What I like about this benefit is that I would never want someone to feel that they couldn’t afford to do important health checks, like on their teeth. It also prioritises wellbeing without people having to think too much about it because..
The main thing I’m thinking when creating these benefits is: how can we just make things a bit easier for people?
Are people speaking openly about money more?
Money is an incredibly personal subject. I haven’t had a lot of conversations with colleagues about money because I wouldn’t wish to presume, or ask them about it. But we do see that the applications for the Helping Hand loans have gone up, so the message is getting out and people are acting on it.
We’ve also had a good uptake of Wagestream, about 30% of the workforce accesses it now. But, more important than that, awareness of Wagestream is high so I know that when people need it, they know it’s there.
What do you think constitutes good financial wellbeing?
Anyone, in any area of the business, at any level, can have money worries.
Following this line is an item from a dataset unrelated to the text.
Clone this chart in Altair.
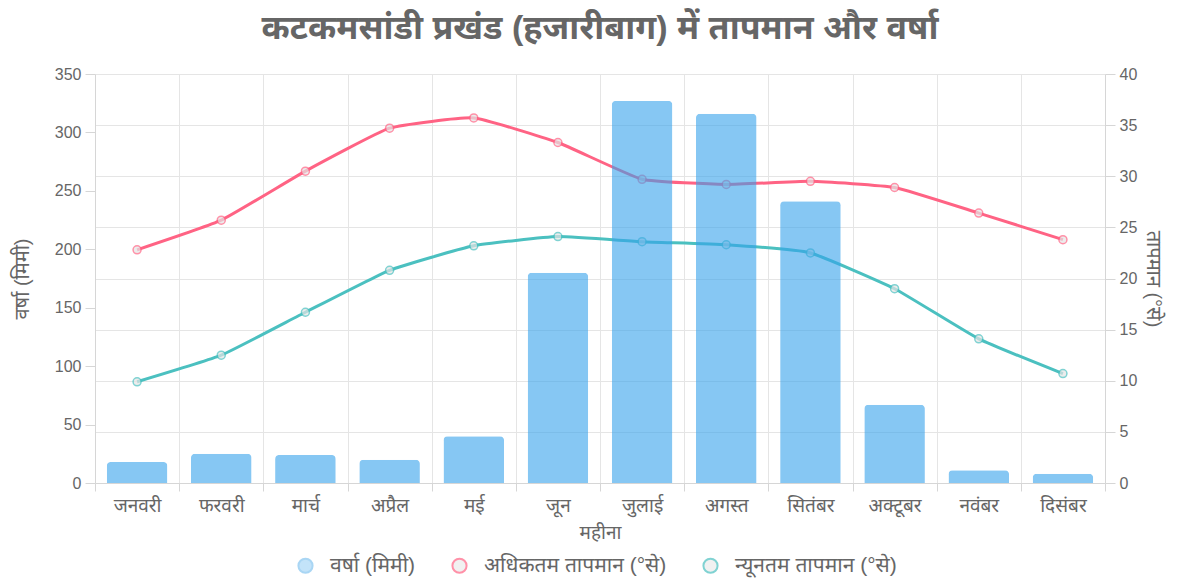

Financial wellbeing to me is partly about knowing where help is when you need it.
I would like to think a colleague of ours would feel a little bit more reassured about the worry of sudden unexpected bills which can throw your financial plans, that there are ways we can help. I hope they feel reassured that their employer could help them quickly in that situation. In turn, creating support like this gives me a good feeling about what we’re doing as a company that cares.